Technicolor (physics)

Technicolor is a class of quantum field theories proposed as an alternative to the Standard Model Higgs mechanism for electroweak symmetry breaking. In the Standard Model, the Higgs boson, a fundamental scalar particle, is responsible for giving mass to the W and Z bosons, the mediators of the weak force, as well as to fermions (quarks and leptons). Technicolor theories attempt to achieve the same result dynamically, without invoking a fundamental scalar.

The central idea behind technicolor is to introduce a new gauge interaction, referred to as "technicolor," and associated new fermions, called "technifermions," that interact under this force. These technifermions, unlike the fundamental fermions in the Standard Model, would condense due to the strong technicolor force at a scale of roughly 1 TeV. This condensation spontaneously breaks the electroweak symmetry, analogous to how chiral symmetry breaking in Quantum Chromodynamics (QCD) gives mass to hadrons.

The massless bosons that arise from this symmetry breaking are then "eaten" by the W and Z bosons, giving them mass. This mechanism avoids the introduction of a fundamental scalar Higgs field and its associated hierarchy problem (the problem of explaining why the Higgs boson's mass is so much smaller than the Planck scale).

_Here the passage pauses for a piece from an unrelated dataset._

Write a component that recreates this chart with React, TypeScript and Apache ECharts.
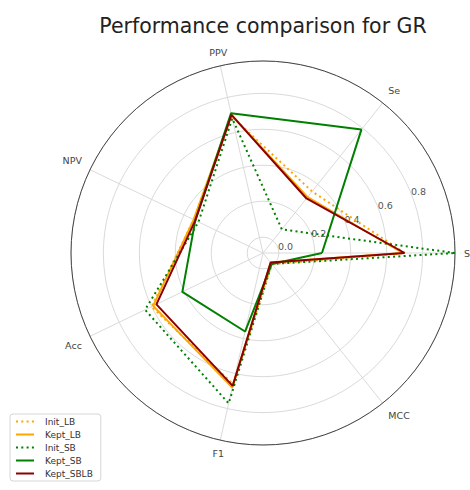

Early technicolor models predicted the existence of numerous new particles, called "technihadrons," at the TeV scale. These would be composite particles formed from the technifermions, analogous to the hadrons formed from quarks in QCD. However, precision electroweak measurements have placed stringent constraints on these models, as the predicted technihadrons have not been observed at the expected masses.

Several variations of technicolor have been proposed to address these issues. These include walking technicolor, which postulates a technicolor force that remains strong over a wider range of energy scales than ordinary QCD, and extended technicolor, which attempts to explain fermion masses by introducing additional gauge bosons that mediate interactions between technifermions and Standard Model fermions.

Despite these refinements, technicolor models face significant challenges. Generating realistic fermion masses without introducing excessive flavor-changing neutral currents (FCNCs) has proven difficult. Furthermore, the discovery of a Higgs-like particle at the Large Hadron Collider (LHC) with properties consistent with the Standard Model Higgs boson has further diminished the appeal of technicolor theories as the primary mechanism for electroweak symmetry breaking.

While largely disfavored as the sole explanation for electroweak symmetry breaking, technicolor-inspired dynamics may still play a role in more complex scenarios, such as composite Higgs models, where the observed Higgs boson is itself a composite particle.